Flupy: Fluent Data Processing
Flupy is a lightweight Python library and command-line interface (CLI) for implementing data pipelines with a fluent, chainable interface. Built upon generators, it processes data lazily and uses a constant amount of memory, making it suitable for large datasets. The current stable version is 1.2.3, and it maintains an active development cadence.
Warnings
- gotcha Flupy pipelines are built on generators and evaluate lazily. Operations return new generators, and data is only processed when explicitly iterated over (e.g., in a `for` loop or by calling `.collect()`). If you assign a pipeline to a variable and iterate it once, then try to iterate the same variable again, it will be exhausted and yield no further results unless re-initialized.
- gotcha Methods on the `flu` object (like `.map()`, `.filter()`) return *new* `flu` instances, reflecting a functional programming paradigm. They do not modify the original iterable in-place. Attempting to modify the original source indirectly through chained methods will not work as expected.
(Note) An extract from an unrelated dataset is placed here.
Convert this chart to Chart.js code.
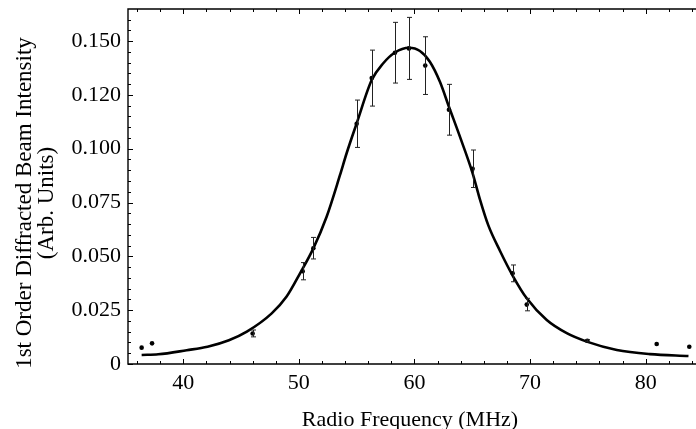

- gotcha The `flupy` library has an accompanying command-line interface (CLI) named `flu`. In the CLI, input data is automatically assigned to a variable named `_`. This `_` variable is specific to the CLI context and should not be directly used or confused with the `flu` object when writing Python code.
Install
-
pip install flupy
Imports
- flu
from flupy import flu
Quickstart
from itertools import count
from flupy import flu
# Example: Process an infinite sequence in constant memory
pipeline = (
flu(count()) # Start with an infinite sequence
.map(lambda x: x**2) # Square each number
.filter(lambda x: x % 517 == 0) # Keep only multiples of 517
.chunk(5) # Group into chunks of 5
.take(3) # Take the first 3 chunks
)
results = []
for item in pipeline:
results.append(item)
print(results)
# Expected output (varies slightly based on iteration start, but structure is similar):
# [[0, 267289, 1069156, 2405601, 4276624], [6682225, 9622404, 13097161, 17106496, 21650409], [26728900, 32341969, 38489616, 45171841, 52388644]]